PROMPT:
Output the material below unchanged, apart from leaving out the pictures.

RECORDED DATA:
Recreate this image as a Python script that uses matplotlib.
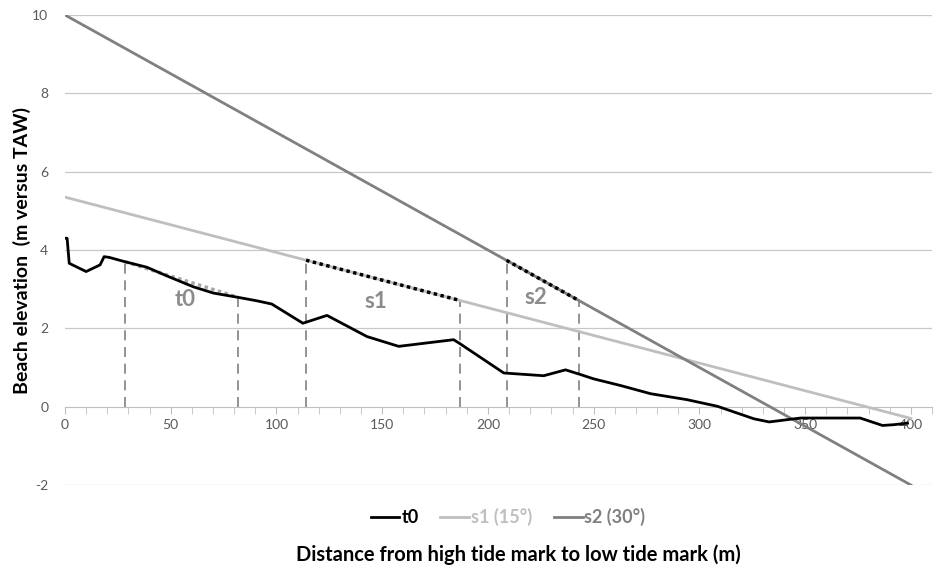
import numpy as np
import matplotlib
matplotlib.use("Agg")
import matplotlib.pyplot as plt
from matplotlib.ticker import MultipleLocator

plt.rcParams['font.family'] = ['Lato', 'DejaVu Sans']
plt.rcParams['axes.unicode_minus'] = False

# measured beach profile t0
dist = [0, 1, 2, 10, 16.6, 18.5, 21, 28.4, 38.7, 48.1, 60.7, 70.2, 82, 91, 97.8,
        112.5, 123.9, 142.8, 157.8, 183.8, 187, 207.5, 226.4, 236.7, 243.8, 250,
        262.7, 277, 294, 308.5, 325.8, 333, 344.8, 348, 376, 386.6, 392, 398.4]
elev = [4.30, 4.30, 3.66, 3.45, 3.62, 3.83, 3.81, 3.70, 3.56, 3.34, 3.06, 2.90, 2.79,
        2.70, 2.62, 2.13, 2.33, 1.79, 1.54, 1.71, 1.60, 0.86, 0.79, 0.94, 0.82, 0.71,
        0.54, 0.33, 0.18, 0.01, -0.31, -0.39, -0.31, -0.29, -0.29, -0.48, -0.46, -0.42]

# scenario slopes (start / end elevation at 0 and 400 m)
s_x = [0, 400]
s1_y = [5.35, -0.30]
s2_y = [10.0, -2.0]

# segment bounds used for the slope comparison
t0_seg = [28.4, 82]
s1_seg = [114, 187]
s2_seg = [208.8, 243]

seg_labels = ['t0', 's1', 's2']
label_pos = [(56.8, 2.73), (147, 2.68), (222.5, 2.78)]

c_t0 = 'black'
c_s1 = '#bfbfbf'
c_s2 = '#808080'
c_lab = '#8c8c8c'

fig = plt.figure(figsize=(9.36, 5.71), dpi=100)
ax = fig.add_axes([65/936, 1-485/571, (932-65)/936, 470/571])

for yy in [2, 4, 6, 8, 10, -2]:
    ax.axhline(yy, color='#c8c8c8', lw=0.9, zorder=0)

l0, = ax.plot(dist, elev, color=c_t0, lw=2, label='t0', zorder=4)
l1, = ax.plot(s_x, s1_y, color=c_s1, lw=2, label='s1 (15°)', zorder=3)
l2, = ax.plot(s_x, s2_y, color=c_s2, lw=2, label='s2 (30°)', zorder=3)

def on_line(x, xs, ys):
    return np.interp(x, xs, ys)

# vertical dashed markers
tops = [on_line(x, dist, elev) for x in t0_seg] + \
       [on_line(x, s_x, s1_y) for x in s1_seg] + \
       [on_line(x, s_x, s2_y) for x in s2_seg]
for x, top in zip(t0_seg + s1_seg + s2_seg, tops):
    ax.plot([x, x], [0, top], color='#808080', lw=1.2, ls=(0, (6, 4)), zorder=2)

# dotted segments
ty = [on_line(x, dist, elev) for x in t0_seg]
ax.plot(t0_seg, ty, color='#a6a6a6', lw=2.5, ls=(0, (1, 1)), zorder=3)
ax.plot(s1_seg, [on_line(x, s_x, s1_y) for x in s1_seg], color='black', lw=2.5,
        ls=(0, (1, 1)), zorder=5)
ax.plot(s2_seg, [on_line(x, s_x, s2_y) for x in s2_seg], color='black', lw=2.5,
        ls=(0, (1, 1)), zorder=5)

for lab, (x, y) in zip(seg_labels, label_pos):
    ax.text(x, y, lab, color=c_lab, fontsize=16, fontweight='bold',
            ha='center', va='center')

ax.set_xlim(0, 410)
ax.set_ylim(-2, 10)
for s in ['top', 'right', 'left']:
    ax.spines[s].set_visible(False)
ax.spines['bottom'].set_position(('data', 0))
ax.spines['bottom'].set_color('#bfbfbf')
ax.xaxis.set_major_locator(MultipleLocator(50))
ax.xaxis.set_minor_locator(MultipleLocator(10))
ax.tick_params(axis='x', which='both', length=5, color='#bfbfbf',
               labelsize=10, labelcolor='#595959', pad=4)
ax.set_yticks([-2, 0, 2, 4, 6, 8, 10])
ax.tick_params(axis='y', length=0, labelsize=10, labelcolor='#595959', pad=12)

fig.text(22/936, 1-250/571, 'Beach elevation  (m versus TAW)', rotation=90,
         fontsize=14, fontweight='bold', ha='center', va='center')
fig.text(518/936, 1-555/571, 'Distance from high tide mark to low tide mark (m)',
         fontsize=14.5, fontweight='bold', ha='center', va='center')

leg = fig.legend(handles=[l0, l1, l2], loc='center', bbox_to_anchor=(508/936, 1-517/571),
                 ncol=3, frameon=False, handlelength=1.6, handletextpad=0.1,
                 columnspacing=1.2, prop={'weight': 'bold', 'size': 13})
for txt, c in zip(leg.get_texts(), [c_t0, c_s1, c_s2]):
    txt.set_color(c)

fig.savefig('out.png', dpi=100)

COMPLETE OUTPUT:
Recreate this image as a Python script that uses matplotlib.
import numpy as np
import matplotlib
matplotlib.use("Agg")
import matplotlib.pyplot as plt
from matplotlib.ticker import MultipleLocator

plt.rcParams['font.family'] = ['Lato', 'DejaVu Sans']
plt.rcParams['axes.unicode_minus'] = False

# measured beach profile t0
dist = [0, 1, 2, 10, 16.6, 18.5, 21, 28.4, 38.7, 48.1, 60.7, 70.2, 82, 91, 97.8,
        112.5, 123.9, 142.8, 157.8, 183.8, 187, 207.5, 226.4, 236.7, 243.8, 250,
        262.7, 277, 294, 308.5, 325.8, 333, 344.8, 348, 376, 386.6, 392, 398.4]
elev = [4.30, 4.30, 3.66, 3.45, 3.62, 3.83, 3.81, 3.70, 3.56, 3.34, 3.06, 2.90, 2.79,
        2.70, 2.62, 2.13, 2.33, 1.79, 1.54, 1.71, 1.60, 0.86, 0.79, 0.94, 0.82, 0.71,
        0.54, 0.33, 0.18, 0.01, -0.31, -0.39, -0.31, -0.29, -0.29, -0.48, -0.46, -0.42]

# scenario slopes (start / end elevation at 0 and 400 m)
s_x = [0, 400]
s1_y = [5.35, -0.30]
s2_y = [10.0, -2.0]

# segment bounds used for the slope comparison
t0_seg = [28.4, 82]
s1_seg = [114, 187]
s2_seg = [208.8, 243]

seg_labels = ['t0', 's1', 's2']
label_pos = [(56.8, 2.73), (147, 2.68), (222.5, 2.78)]

c_t0 = 'black'
c_s1 = '#bfbfbf'
c_s2 = '#808080'
c_lab = '#8c8c8c'

fig = plt.figure(figsize=(9.36, 5.71), dpi=100)
ax = fig.add_axes([65/936, 1-485/571, (932-65)/936, 470/571])

for yy in [2, 4, 6, 8, 10, -2]:
    ax.axhline(yy, color='#c8c8c8', lw=0.9, zorder=0)

l0, = ax.plot(dist, elev, color=c_t0, lw=2, label='t0', zorder=4)
l1, = ax.plot(s_x, s1_y, color=c_s1, lw=2, label='s1 (15°)', zorder=3)
l2, = ax.plot(s_x, s2_y, color=c_s2, lw=2, label='s2 (30°)', zorder=3)

def on_line(x, xs, ys):
    return np.interp(x, xs, ys)

# vertical dashed markers
tops = [on_line(x, dist, elev) for x in t0_seg] + \
       [on_line(x, s_x, s1_y) for x in s1_seg] + \
       [on_line(x, s_x, s2_y) for x in s2_seg]
for x, top in zip(t0_seg + s1_seg + s2_seg, tops):
    ax.plot([x, x], [0, top], color='#808080', lw=1.2, ls=(0, (6, 4)), zorder=2)

# dotted segments
ty = [on_line(x, dist, elev) for x in t0_seg]
ax.plot(t0_seg, ty, color='#a6a6a6', lw=2.5, ls=(0, (1, 1)), zorder=3)
ax.plot(s1_seg, [on_line(x, s_x, s1_y) for x in s1_seg], color='black', lw=2.5,
        ls=(0, (1, 1)), zorder=5)
ax.plot(s2_seg, [on_line(x, s_x, s2_y) for x in s2_seg], color='black', lw=2.5,
        ls=(0, (1, 1)), zorder=5)

for lab, (x, y) in zip(seg_labels, label_pos):
    ax.text(x, y, lab, color=c_lab, fontsize=16, fontweight='bold',
            ha='center', va='center')

ax.set_xlim(0, 410)
ax.set_ylim(-2, 10)
for s in ['top', 'right', 'left']:
    ax.spines[s].set_visible(False)
ax.spines['bottom'].set_position(('data', 0))
ax.spines['bottom'].set_color('#bfbfbf')
ax.xaxis.set_major_locator(MultipleLocator(50))
ax.xaxis.set_minor_locator(MultipleLocator(10))
ax.tick_params(axis='x', which='both', length=5, color='#bfbfbf',
               labelsize=10, labelcolor='#595959', pad=4)
ax.set_yticks([-2, 0, 2, 4, 6, 8, 10])
ax.tick_params(axis='y', length=0, labelsize=10, labelcolor='#595959', pad=12)

fig.text(22/936, 1-250/571, 'Beach elevation  (m versus TAW)', rotation=90,
         fontsize=14, fontweight='bold', ha='center', va='center')
fig.text(518/936, 1-555/571, 'Distance from high tide mark to low tide mark (m)',
         fontsize=14.5, fontweight='bold', ha='center', va='center')

leg = fig.legend(handles=[l0, l1, l2], loc='center', bbox_to_anchor=(508/936, 1-517/571),
                 ncol=3, frameon=False, handlelength=1.6, handletextpad=0.1,
                 columnspacing=1.2, prop={'weight': 'bold', 'size': 13})
for txt, c in zip(leg.get_texts(), [c_t0, c_s1, c_s2]):
    txt.set_color(c)

fig.savefig('out.png', dpi=100)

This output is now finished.